All eyes on Ike

Just days after residents of the Cayman Islands dusted themselves off from Hurricane Gustav, two new systems formed in the Atlantic basin.

cyclone activity

Tracking storms. Photo: NOAA

Tropical Storm Ike formed as Tropical Depression 9 on Monday and quickly became a named storm.

The official forecast track for Ike by the National Hurricane Centre in Miami has always predicted the storm would pass north of the Caribbean. However, the forecast track shifted southward since Monday, and two major computer models showed the storm entering the Caribbean and passing between Cuba and Jamaica early next week.

In addition to Ike, Tropical Depression 10 formed south of the Cape Verde Islands off the coast of western Africa on Tuesday and quickly became Tropical Storm Josephine. Although most computer models have the storm heading northwest out to sea, some had it heading westward where it could threaten the Caribbean.

Josephine became the 10th named storm of the 2008 Atlantic Hurricane Season, meaning that every tropical depression that has formed so far this year has intensified to at least tropical storm strength. Four of those storms – Bertha, Dolly, Gustav and Hanna – reached hurricane strength at some point.

The two new storms come at the same time two other named storms were still impacting weather elsewhere. Hurricane Gustav weakened to a tropical depression yesterday after making landfall in Louisiana Monday.

Hurricane Hanna weakened to a tropical storm near the Turks and Caicos Islands on Tuesday, but was expected to re-intensify before eventually making landfall somewhere along the US southeast coast Friday or Saturday

Gustav wrap-up

Data from the National Hurricane Center in Miami and supplied to the Cayman Islands National Weather Service indicated Hurricane Gustav passed within 63 miles of Grand Cayman.

Maximum sustained winds measured at automatic weather stations were 59mph in East End and 47mph at the Airport. The National Weather Service measured 2.71 inches of rain associated with Gustav at Owen Roberts International Airport.
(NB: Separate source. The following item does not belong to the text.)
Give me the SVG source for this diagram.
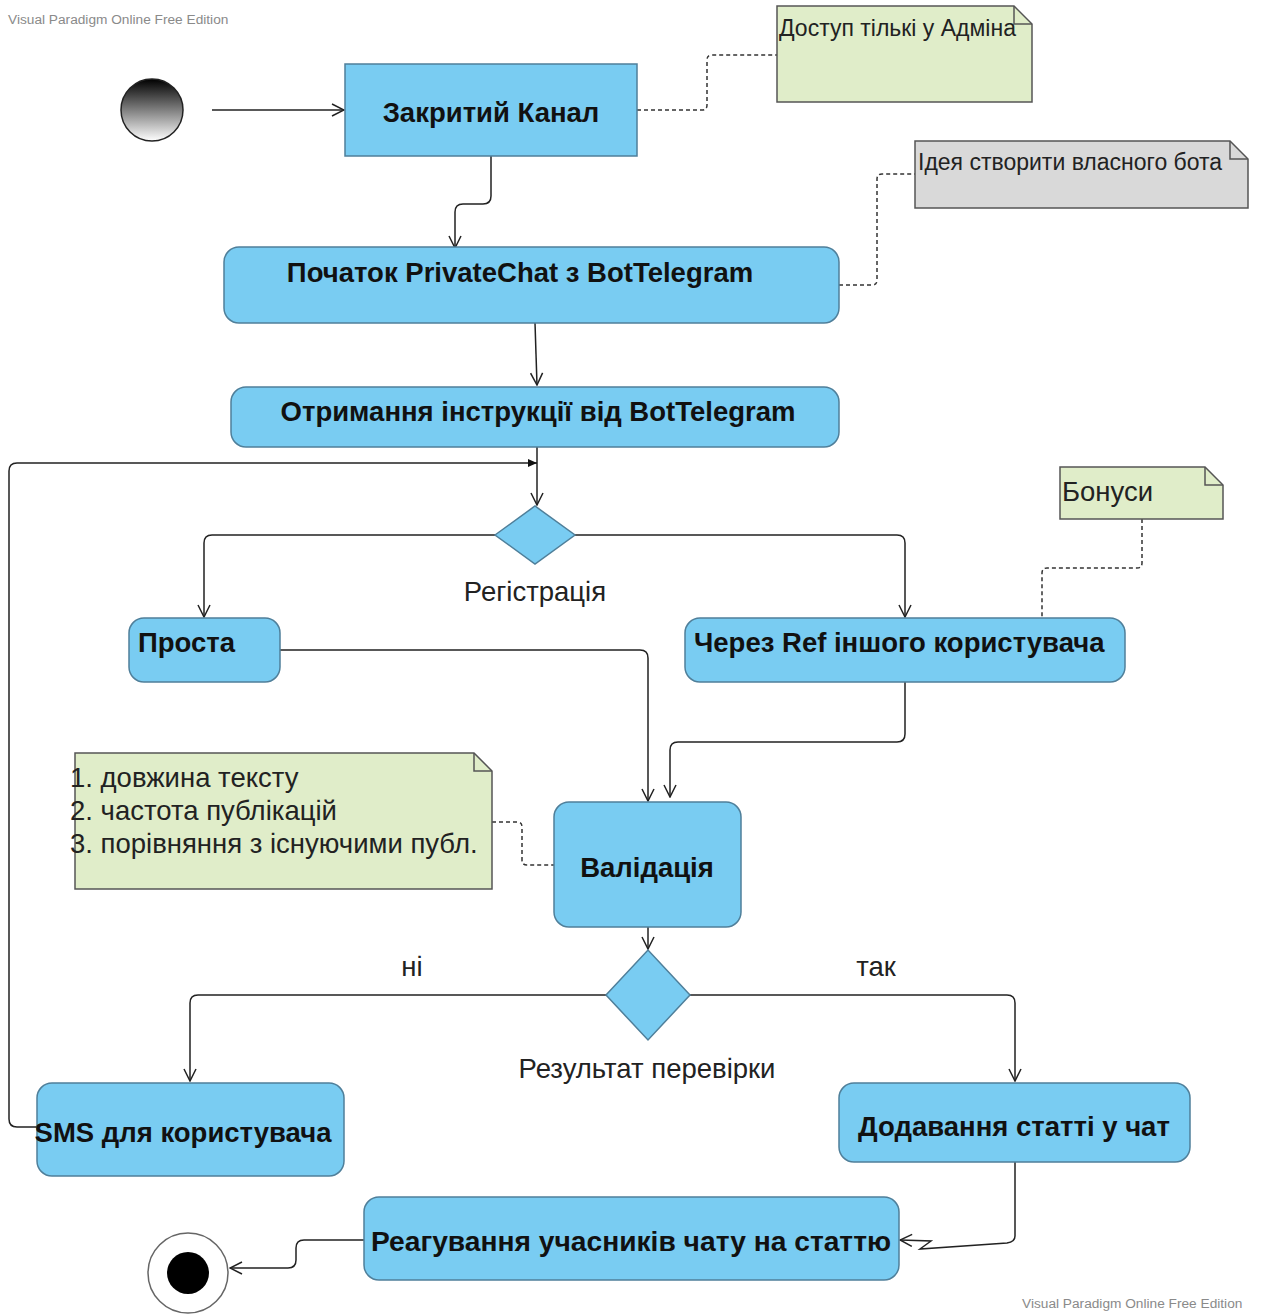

Gustav passed within 12 miles of Little Cayman, according to data from the National Hurricane Center. Maximum expected sustained winds were 82mph with gusting up to 102 mph. Storm surge on Little Cayman was estimated at two to four feet and the gauge at the Central Caribbean Marine Institute measured 6.25 inches of rain.

The NHC estimated Gustav passed within 24 miles of Cayman Brac with expected maximum sustained wind speeds of 76 mph, gusting to 95mph. The automatic weather station on the Brac measured a maximum sustained wind speed of 63mph and 9.42 inches of rain associated with the storm.